The average age for PD diagnosis is 60, but with YOPD (which makes up 5% to 10% of the Parkinson’s population) it’s under 40. I was 39 at the time. Everyone in my field was familiar with the four key motor symptoms of Parkinson’s: tremors at rest, slowness of movement, abnormal gait and stiffness. But only in the latter part of the past decade have other non-motor symptoms (pain, visual disturbances, fatigue, depression, mood disorders, sexual problems and cognitive difficulties) been recognized as early PD. “We now realize that when your brain becomes unbalanced because of a neurodegenerative disease like Parkinson’s, functions other than movement are affected,” explains James Beck, PhD, vice president of scientific affairs at the . “However, because all these symptoms on their own are common to many other diseases, it is extremely difficult to see the forest for the trees.”
Real relief arrived when Mya started me on two Parkinson’s drugs—Sinemet and Azilect—which almost immediately reversed or lessened my symptoms, though not without some side effects like severe nausea and low blood pressure, which resulted in my almost passing out a few times. We tinkered with my dosage for nearly a year until we found the right combination of medications. I’ve been on the same drugs for the past six years along with a third, Neupro, that we added three years ago.
While I was desperate to get a diagnosis, life isn’t perfect now that I have one. Yes, drugs allow me to walk normally, drive safely and avoid a million trips to the bathroom. And I can hug my 13-year-old daughter—even though she’s at an age when she’s no longer crazy about that in public. But there are still days my body and brain are completely disconnected. My daughter has learned not to rely on my math skills, and my husband arranges an extra pillow between us at night because PD sometimes escalates my dreams into interactive events. I also have to nap or at least rest awhile during the day. I’m like a doll that needs to be wound up all the time to keep going; otherwise, I’ll just stop.
Looking back, I wonder how many times I missed a diagnosis of PD in patients because we once believed it was all about the execution of movements without vision problems or pain at presentation.

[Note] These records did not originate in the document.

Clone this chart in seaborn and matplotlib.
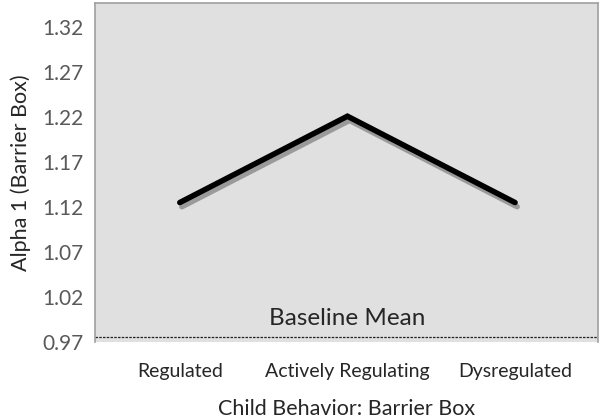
import numpy as np
import pandas as pd
import seaborn as sns
import matplotlib.pyplot as plt
import matplotlib.patheffects as pe

behaviors = ["Regulated", "Actively Regulating", "Dysregulated"]
alpha1 = [1.125, 1.221, 1.125]
baseline_mean = 0.976
yticks = [0.97, 1.02, 1.07, 1.12, 1.17, 1.22, 1.27, 1.32]

df = pd.DataFrame({"behavior": behaviors, "alpha1": alpha1})

sns.set_style("white")
plt.rcParams['font.family'] = ['Lato', 'DejaVu Sans']

fig = plt.figure(figsize=(6, 4.18), dpi=100)
ax = fig.add_axes([0.158, 0.182, 0.839, 0.811])
ax.set_facecolor("#e0e0e0")

sns.lineplot(data=df, x="behavior", y="alpha1", sort=False, color="black", lw=4,
             solid_joinstyle="miter", ax=ax,
             path_effects=[pe.SimpleLineShadow(offset=(1.5, -3), shadow_color="#555555", alpha=0.5),
                           pe.Normal()])

ax.axhline(baseline_mean, color="#222222", ls=(0, (2, 1)), lw=0.9)
ax.text(1, 0.984, "Baseline Mean", ha="center", va="bottom", fontsize=17.5)

ax.set_xlim(-0.507, 2.496)
ax.set_ylim(0.97, 1.347)
ax.set_yticks(yticks)
ax.set_yticklabels([f"{v:.2f}" for v in yticks], color="#595959", fontsize=15)
ax.tick_params(axis="x", labelsize=14, pad=15, length=0)
ax.tick_params(axis="y", pad=8, length=0)

ax.set_xlabel("Child Behavior: Barrier Box", fontsize=15.5, labelpad=14)
ax.set_ylabel("Alpha 1 (Barrier Box)", fontsize=15.5, labelpad=8)

for s in ax.spines.values():
    s.set_color("#a0a0a0")
    s.set_linewidth(1.2)
ax.spines["bottom"].set_visible(False)

fig.savefig("out.png", dpi=100)
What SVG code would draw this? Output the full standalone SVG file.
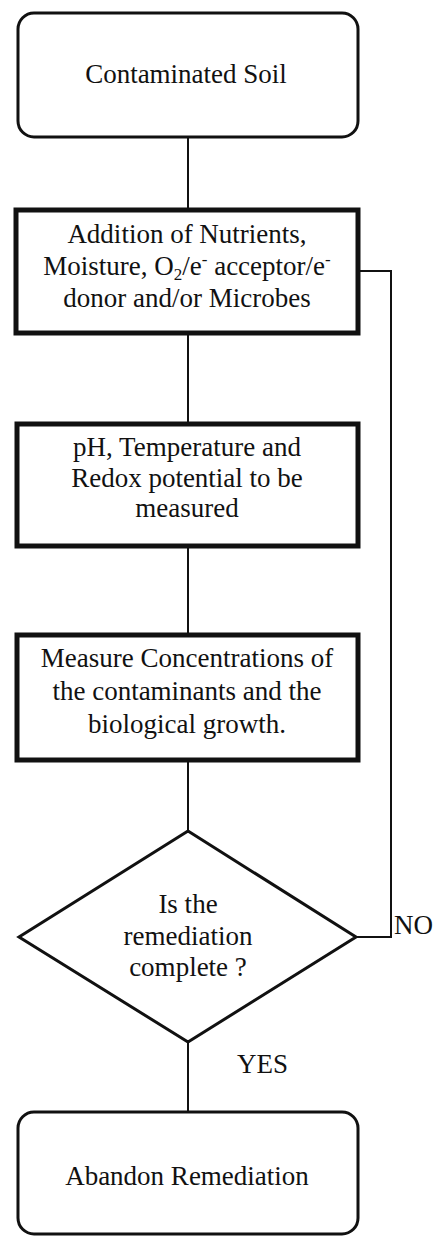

There was—and is—still so much to learn about an illness that I supposedly was an expert on. “Parkinson’s isn’t a typical disease,” says George Plotkin, PhD, MD, director of the . “There is no one face, no one symptom that characterizes those who live with it daily.” These days I use my skills and experience to promote changes in the thinking behind the science of Parkinson’s and the care of Parkinson’s patients. While I no longer practice, I spend my time working with the Parkinson’s Disease Foundation as a research advocate to raise awareness and help find new treatments. I’m thankful that I still get to be involved in the care of those with Parkinson’s. Only the setting has changed. Finding myself at both ends of the wellness spectrum—as a doctor diagnosing Parkinson’s and a patient living with the condition—has taught me that happiness can be attained...even in a life interrupted.
How to Get Diagnosed—Accurately!
Note all symptoms. Everything from trouble sleeping to loss of smell has been linked to PD— particularly if you’ve been exposed to environmental toxins, suffered repeated or severe head trauma, had an early hysterectomy or have a family history of PD.
Pick a doc you trust. Locate an MDS (movement disorder specialist) who is willing to listen, admit when she doesn’t know the answer and work to find one.
Be your own best advocate. Remember: No one knows your body like you do.